Last Saturday, after having seen my brother off at the Dadar station, I along with my parents boarded a local train to go back to Grant Road where I live. Having spent a week with the entire family, the three of us were morose after seeing my brother off and were just staring out of the window of the moving train. I was thinking that very soon my parents would also be going back to my native place and I would again be alone in Mumbai. The train stopped at Mumbai Central station. The usual buzz of people getting off and boarding the train continued and the train started moving. We noticed some commotion at the door and I peeked out of the window to see a boy, of about 12-13 years running alongside the train which was gaining speed. The people in the train were asking him to leave the train’s pole that he was holding as he was not being able to keep pace with the running train. I also noticed that he was repeatedly turning back and looking at someone. I was wondering, “Why doesn’t this boy just leave the pole and catch the next train! And if he does want to catch the train, why doesn’t he just get in and stop looking back!” I also noticed a couple with worry on their face. The boy was their son. By now, the train had already gained speed and the passengers pulled the boy in. Suddenly we heard a shriek, and instantly turned back to look at a girl, about 7-8 years old who had started crying.


It then dawned on me, these people were not regular travellers in Mumbai local trains. I got answers to all my questions. That boy was running along the train hoping that his sister would catch up with him and both of them would get in. People started consoling the mother as she had already started weeping and was worrying about her daughter, “vo vahan akele kya karegi. Usko kuch pata bhi nahi hai” (what will she do there! She doesn’t know anything), was all she kept saying. The father started asking co-passengers what he should do. The passengers suggested that the family should get off at the next station and take the help of the railway police. The next station as Grant Road. The family got off and walked towards the RPF (Railway Police Force) office. We too got off and started walking the other way towards the foot bridge. Till now all three of us were dumb struck. We had seen the face of a small girl full of fear and anxiety. My parents recalled an incident when they had almost lost me in a train on our way to Puri. We started discussing what was right to be done in such a situation. My father said, the distance being only of about two minutes, one of the parents should have taken a train back to Mumbai Central and the other should have gone to the RPF for help. My mother said, they should have let their children board the train first or one parent should have boarded then the children and then the other parent. We were doing all this discussion and my heart kept going back to that little girl. What she must be going through. Getting lost in Mumbai that too on a local station! I just prayed to God that the parents find their little girl.
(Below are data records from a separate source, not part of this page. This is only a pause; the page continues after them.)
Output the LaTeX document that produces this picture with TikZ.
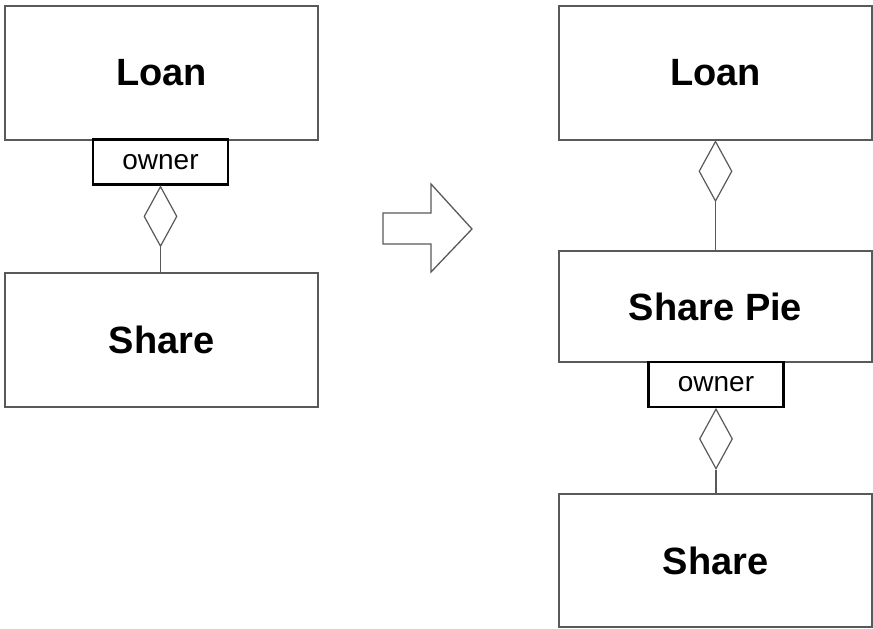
\documentclass[tikz,border=0pt]{standalone}
\usepackage{fontspec}
\setmainfont{Liberation Sans}
\usetikzlibrary{shapes.geometric}

\begin{document}
\begin{tikzpicture}[x=1pt, y=-1pt,
  cls/.style={draw=black!65, line width=1.3pt, minimum width=313pt, font=\fontsize{38}{40}\selectfont\bfseries},
  role/.style={draw=black, line width=2.6pt, fill=white, minimum width=135pt, minimum height=45pt, inner sep=0pt, font=\fontsize{28}{30}\selectfont},
  agg/.style={diamond, draw=black!65, line width=1.2pt, fill=white, minimum width=33pt, minimum height=60pt, inner sep=0pt},
  link/.style={draw=black!65, line width=1.2pt}]
	\useasboundingbox (0,0) rectangle (873,629);
	% before
	\node[cls, minimum height=134pt] (loanA) at (161.5,73) {Loan};
	\node[cls, minimum height=134pt] (shareA) at (161.5,340) {Share};
	\node[role] (ownerA) at (160.5,162) {owner};
	\node[agg, anchor=north] (dA) at (ownerA.south) {};
	% transformation arrow
	\draw[black!65, line width=1.3pt, line join=miter] (383,213) -- (431,213) -- (431,184) -- (472,229) -- (431,272) -- (431,244) -- (383,244) -- cycle;
	% after
	\node[cls, minimum height=134pt] (loanB) at (715.5,73) {Loan};
	\node[cls, minimum height=111pt] (pie) at (715.5,306.5) {Share Pie};
	\node[cls, minimum height=133pt] (shareB) at (715.5,560.5) {Share};
	\node[agg, anchor=north] (dB) at (loanB.south) {};
	\node[role] (ownerB) at (716,384.5) {owner};
	\node[agg, anchor=north] (dC) at (ownerB.south) {};
	\foreach \a/\b in {dA/shareA, dB/pie, dC/shareB} {\draw[link] (\a.south) -- (\a.south |- \b.north);}
\end{tikzpicture}
\end{document}
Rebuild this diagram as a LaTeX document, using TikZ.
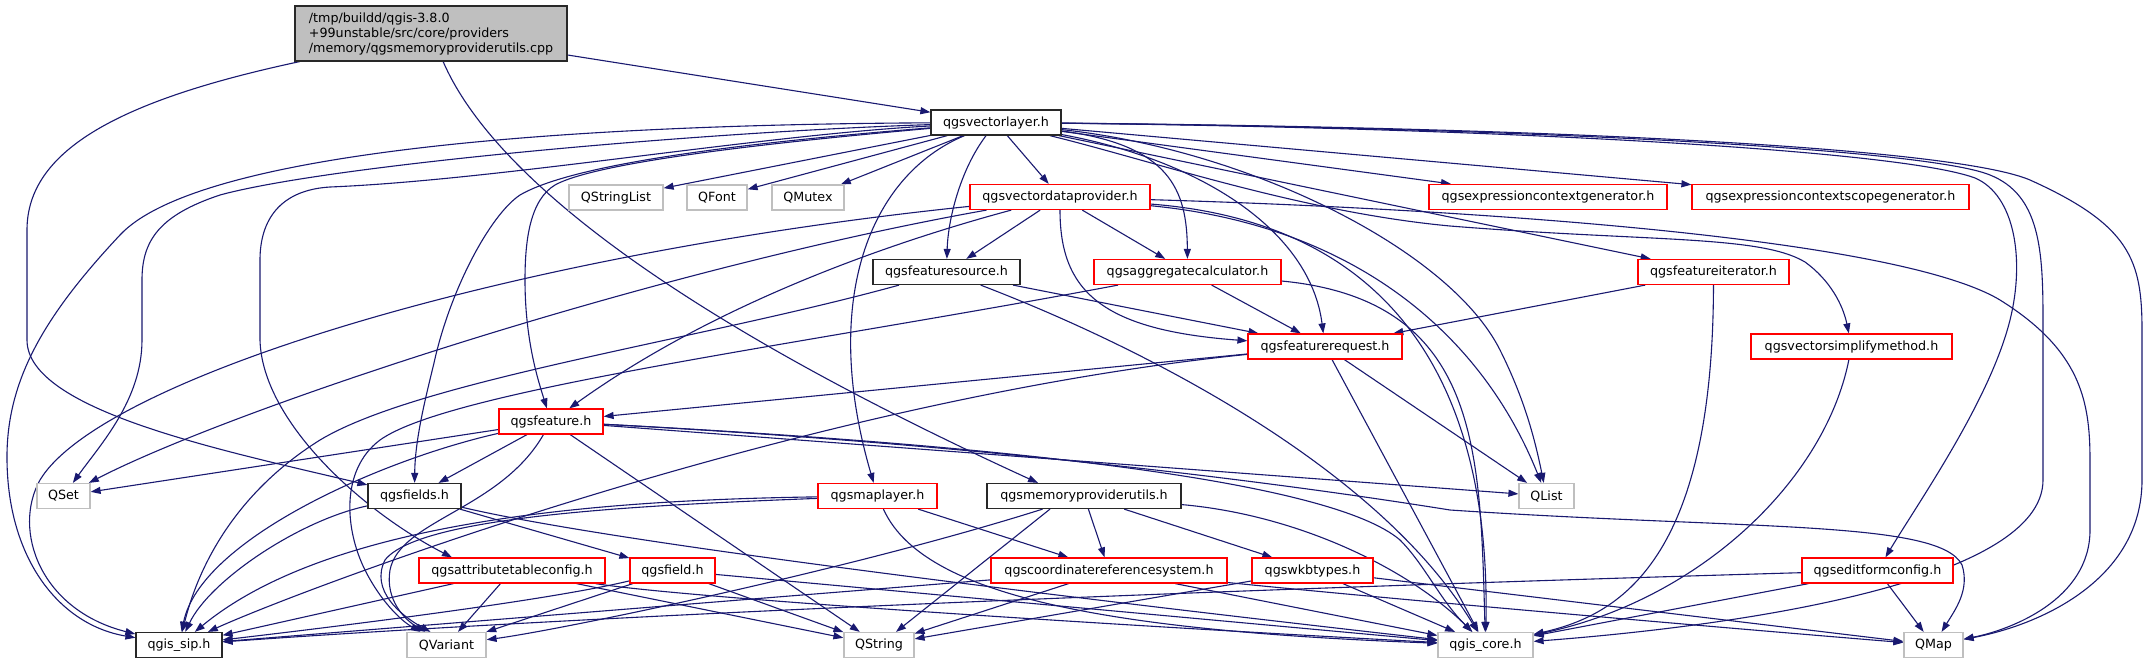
\documentclass[tikz,border=0pt]{standalone}
\usepackage{fontspec}
\setmainfont{DejaVu Sans}
\usetikzlibrary{arrows.meta}
\definecolor{edgec}{RGB}{25,25,112}
\definecolor{grayb}{RGB}{191,191,191}
\definecolor{rootfill}{RGB}{191,191,191}
\definecolor{redb}{RGB}{255,0,0}
\definecolor{blkb}{RGB}{40,40,40}
\pgfdeclarelayer{bg}
\pgfsetlayers{bg,main}
\begin{document}
\begin{tikzpicture}[x=1pt,y=-1pt,
  box/.style={draw, fill=white, inner sep=0pt, minimum height=25pt, line width=1.2pt, font=\fontsize{12.7}{15}\selectfont, text=black},
  kbox/.style={box, draw=blkb},
  rbox/.style={box, draw=redb},
  gbox/.style={box, draw=grayb},
  e/.style={draw=edgec, line width=1.1pt, -{Triangle[length=10pt,width=7pt]}}
]
\useasboundingbox (0,0) rectangle (2148,664);
% nodes
\node[box, draw=blkb, fill=rootfill, minimum width=272pt, minimum height=55pt, align=left] (root) at (431,33.5)
  {/tmp/buildd/qgis-3.8.0\\+99unstable/src/core/providers\\/memory/qgsmemoryproviderutils.cpp};
\node[kbox, minimum width=130pt] (vl) at (996,122.5) {qgsvectorlayer.h};
\node[gbox, minimum width=94pt] (qsl) at (616,197.5) {QStringList};
\node[gbox, minimum width=60pt] (qfont) at (717,197.5) {QFont};
\node[gbox, minimum width=72pt] (qmutex) at (808,197.5) {QMutex};
\node[rbox, minimum width=180pt] (vdp) at (1060,197) {qgsvectordataprovider.h};
\node[rbox, minimum width=238pt] (ecg) at (1548,197) {qgsexpressioncontextgenerator.h};
\node[rbox, minimum width=277pt] (ecsg) at (1830.5,197) {qgsexpressioncontextscopegenerator.h};
\node[kbox, minimum width=147pt] (fs) at (946.5,272) {qgsfeaturesource.h};
\node[rbox, minimum width=187pt] (agg) at (1187.5,272) {qgsaggregatecalculator.h};
\node[rbox, minimum width=151pt] (fi) at (1713.5,272) {qgsfeatureiterator.h};
\node[rbox, minimum width=154pt] (freq) at (1325,346.5) {qgsfeaturerequest.h};
\node[rbox, minimum width=201pt] (vsm) at (1851.5,346.5) {qgsvectorsimplifymethod.h};
\node[rbox, minimum width=104pt] (feat) at (551,421.5) {qgsfeature.h};
\node[gbox, minimum width=53pt] (qset) at (63.5,496) {QSet};
\node[kbox, minimum width=93pt] (fields) at (414.5,496) {qgsfields.h};
\node[rbox, minimum width=119pt] (ml) at (877.5,496) {qgsmaplayer.h};
\node[kbox, minimum width=194pt] (mpu) at (1084,496) {qgsmemoryproviderutils.h};
\node[gbox, minimum width=55pt] (qlist) at (1546.5,496) {QList};
\node[rbox, minimum width=186pt] (atc) at (512,570.5) {qgsattributetableconfig.h};
\node[rbox, minimum width=85pt] (field) at (672.5,570.5) {qgsfield.h};
\node[rbox, minimum width=236pt] (crs) at (1109,570.5) {qgscoordinatereferencesystem.h};
\node[rbox, minimum width=121pt] (wkb) at (1312.5,570.5) {qgswkbtypes.h};
\node[rbox, minimum width=151pt] (efc) at (1877.5,570.5) {qgseditformconfig.h};
\node[kbox, minimum width=86pt] (sip) at (179,645) {qgis\_sip.h};
\node[gbox, minimum width=79pt] (qvar) at (446.5,645) {QVariant};
\node[gbox, minimum width=70pt] (qstr) at (879,645) {QString};
\node[gbox, minimum width=95pt] (core) at (1485.5,645) {qgis\_core.h};
\node[gbox, minimum width=59pt] (qmap) at (1933.5,645) {QMap};

\begin{pgfonlayer}{bg}
\fill[white] (0,0) rectangle (2148,664);
% root
\draw[e] (root) -- (vl);
\draw[e] (root) .. controls (120,100) and (27,150) .. (27,230) -- (27,340) .. controls (27,410) and (220,450) .. (fields);
\draw[e] (root) .. controls (490,170) and (660,310) .. ([xshift=-46pt]mpu.north);
% vectorlayer
\draw[e] (vl) -- (qsl);
\draw[e] (vl) -- (qfont);
\draw[e] (vl) -- (qmutex);
\draw[e] (vl) -- (vdp);
\draw[e] (vl) -- (ecg);
\draw[e] (vl) -- (ecsg);
\draw[e] (vl) .. controls (960,170) and (948,220) .. (fs);
\draw[e] (vl) .. controls (870,175) and (820,300) .. (ml);
\draw[e] (vl) .. controls (1170,145) and (1187,190) .. (agg);
\draw[e] (vl) .. controls (1200,160) and (1310,230) .. (freq);
\draw[e] (vl) -- (fi);
\draw[e] (vl) .. controls (1150,160) and (1300,212) .. (1450,226) .. controls (1650,242) and (1760,235) .. (1805,262) .. controls (1830,280) and (1843,305) .. (vsm);
\draw[e] (vl) .. controls (800,140) and (600,160) .. (555,185) .. controls (530,200) and (525,240) .. (525,280) .. controls (525,340) and (538,380) .. (feat);
\draw[e] (vl) .. controls (780,140) and (580,160) .. (520,195) .. controls (490,215) and (450,290) .. (434,363) .. controls (425,400) and (415,440) .. (fields);
\draw[e] (vl) .. controls (760,135) and (500,180) .. (330,187) .. controls (280,190) and (260,220) .. (260,260) -- (260,340) .. controls (262,420) and (360,510) .. ([xshift=-60pt]atc.north);
\draw[e] (vl) .. controls (700,132) and (330,165) .. (220,195) .. controls (160,215) and (142,240) .. (142,280) -- (142,340) .. controls (142,400) and (100,445) .. (qset);
\draw[e] (vl) .. controls (500,125) and (190,160) .. (120,235) .. controls (45,315) and (6,380) .. (7,460) .. controls (8,560) and (60,625) .. (sip);
\draw[e] (vl) .. controls (1250,150) and (1450,250) .. (1500,350) .. controls (1525,400) and (1535,440) .. (qlist);
\draw[e] (vl) .. controls (1500,128) and (1900,150) .. (1975,178) .. controls (2015,195) and (2025,260) .. (2010,320) .. controls (1990,400) and (1920,500) .. (efc);
\draw[e] (vl) .. controls (1550,128) and (1930,150) .. (1990,175) .. controls (2040,195) and (2043,250) .. (2043,320) -- (2043,480) .. controls (2043,580) and (1750,625) .. (core);
\draw[e] (vl) .. controls (1600,128) and (1960,150) .. (2030,180) .. controls (2130,225) and (2142,260) .. (2142,330) -- (2142,480) .. controls (2142,580) and (2040,625) .. (qmap);
% vectordataprovider
\draw[e] (vdp) -- (fs);
\draw[e] (vdp) -- (agg);
\draw[e] (vdp) .. controls (1060,290) and (1100,330) .. (freq);
\draw[e] (vdp) .. controls (900,240) and (720,300) .. (feat);
\draw[e] (vdp) .. controls (500,255) and (100,380) .. (40,480) .. controls (12,530) and (40,610) .. (sip);
\draw[e] (vdp) .. controls (650,270) and (230,410) .. (qset);
\draw[e] (vdp) .. controls (1350,225) and (1480,330) .. (qlist);
\draw[e] (vdp) .. controls (1420,225) and (1490,420) .. (core);
\draw[e] (vdp) .. controls (1500,210) and (1900,240) .. (2000,300) .. controls (2080,350) and (2090,400) .. (2090,460) -- (2090,530) .. controls (2090,600) and (2010,630) .. (qmap);
% featuresource
\draw[e] (fs) -- (freq);
\draw[e] (fs) .. controls (1150,350) and (1380,470) .. (core);
\draw[e] (fs) .. controls (700,340) and (420,380) .. (320,440) .. controls (240,490) and (200,560) .. (sip);
% aggregatecalculator
\draw[e] (agg) -- (freq);
\draw[e] (agg) .. controls (1480,300) and (1480,450) .. (core);
\draw[e] (agg) .. controls (800,345) and (450,390) .. (380,440) .. controls (340,470) and (345,530) .. (365,570) .. controls (380,600) and (400,620) .. ([xshift=-26pt]qvar.north);
% featureiterator, simplify
\draw[e] (fi) -- (freq);
\draw[e] (fi) .. controls (1713,560) and (1620,615) .. (core);
\draw[e] (vsm) .. controls (1825,480) and (1700,600) .. (core);
% featurerequest
\draw[e] (freq) -- (feat);
\draw[e] (freq) .. controls (800,400) and (300,590) .. (sip);
\draw[e] (freq) -- (qlist);
\draw[e] (freq) -- (core);
% feature
\draw[e] (feat) -- (qset);
\draw[e] (feat) -- (fields);
\draw[e] (feat) .. controls (380,460) and (200,540) .. (sip);
\draw[e] (feat) .. controls (500,510) and (400,520) .. (390,570) .. controls (385,600) and (405,620) .. ([xshift=-21pt]qvar.north);
\draw[e] (feat) -- (qstr);
\draw[e] (feat) -- (qlist);
\draw[e] (feat) .. controls (1000,445) and (1330,480) .. (1400,540) .. controls (1425,565) and (1440,600) .. (core);
\draw[e] (feat) .. controls (900,440) and (1200,470) .. (1450,510) .. controls (1750,530) and (1940,520) .. (1962,565) .. controls (1970,590) and (1955,610) .. (qmap);
% fields, field, attributetableconfig
\draw[e] (fields) .. controls (300,520) and (210,580) .. (sip);
\draw[e] (fields) -- (field);
\draw[e] (fields) .. controls (600,540) and (1000,590) .. (core);
\draw[e] (field) .. controls (550,600) and (350,625) .. (sip);
\draw[e] (field) -- (qvar);
\draw[e] (field) -- (qstr);
\draw[e] (field) -- (core);
\draw[e] (atc) -- (sip);
\draw[e] (atc) -- (qvar);
\draw[e] (atc) -- (qstr);
\draw[e] (atc) .. controls (700,600) and (1200,630) .. (core);
% maplayer
\draw[e] (ml) .. controls (600,500) and (330,520) .. (sip);
\draw[e] (ml) .. controls (650,505) and (420,515) .. (385,560) .. controls (370,590) and (400,615) .. ([xshift=-16pt]qvar.north);
\draw[e] (ml) -- (crs);
\draw[e] (ml) .. controls (920,590) and (1080,630) .. (core);
% memoryproviderutils
\draw[e] (mpu) .. controls (850,570) and (560,630) .. (qvar);
\draw[e] ([xshift=-34pt]mpu.south) -- ([xshift=17pt]qstr.north);
\draw[e] (mpu) -- (crs);
\draw[e] (mpu) -- (wkb);
\draw[e] (mpu) .. controls (1300,515) and (1410,570) .. (core);
% crs, wkb, editformconfig
\draw[e] (crs) -- (sip);
\draw[e] (crs) -- (qstr);
\draw[e] (crs) -- (core);
\draw[e] (crs) .. controls (1400,600) and (1750,630) .. (qmap);
\draw[e] (wkb) -- (qstr);
\draw[e] (wkb) -- (core);
\draw[e] (wkb) -- (qmap);
\draw[e] (efc) .. controls (1200,590) and (600,615) .. (sip);
\draw[e] (efc) -- (core);
\draw[e] (efc) -- (qmap);
\end{pgfonlayer}
\end{tikzpicture}
\end{document}
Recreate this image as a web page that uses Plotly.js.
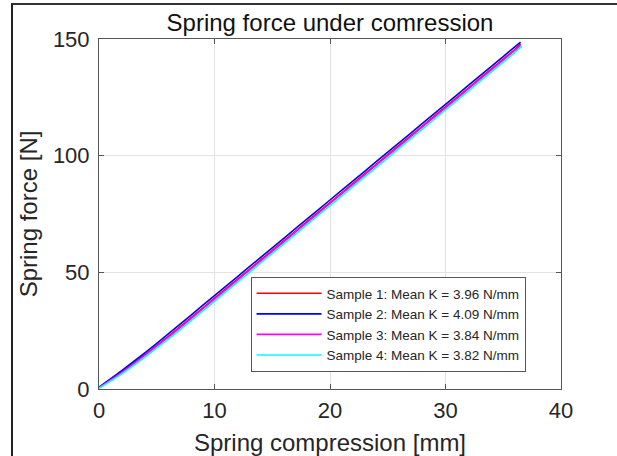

I was wondering what if they announce on the station, like they usually do for lost people, and some person with wrong intentions spots her and misguides her. Then it suddenly struck me- WE COULD HAVE PULLED THE CHAIN!!- I said aloud. My father said, “but is there a chain in the local?” I replied that there is one. He said, “I dint know there was one, else I would have pulled the chain”. I really cant explain the feeling I had when I realised how irresponsibly I had behaved. Shouldn’t I, or for that matter all my co-passengers, have remembered that we could pull the chain and have saved the mental trauma for that little girl? I don’t mean that we should keep pulling the chain for everyone who misses a train but in this case, we knew it’s a small girl whose entire family is onboard and she is being left alone on a platform. I feel pathetic that none of us, who are regular travellers by local trains in Mumbai, acted responsibly enough. We were all panicked and thought of solutions other than the most obvious one!



Probably, most humans behave like this. They panic and find solutions other than the most obvious one. The obvious solution doesn’t even occur to most, just like in this case. I don’t know what happened after we left but I still pray to God that the girl was safe and met her parents.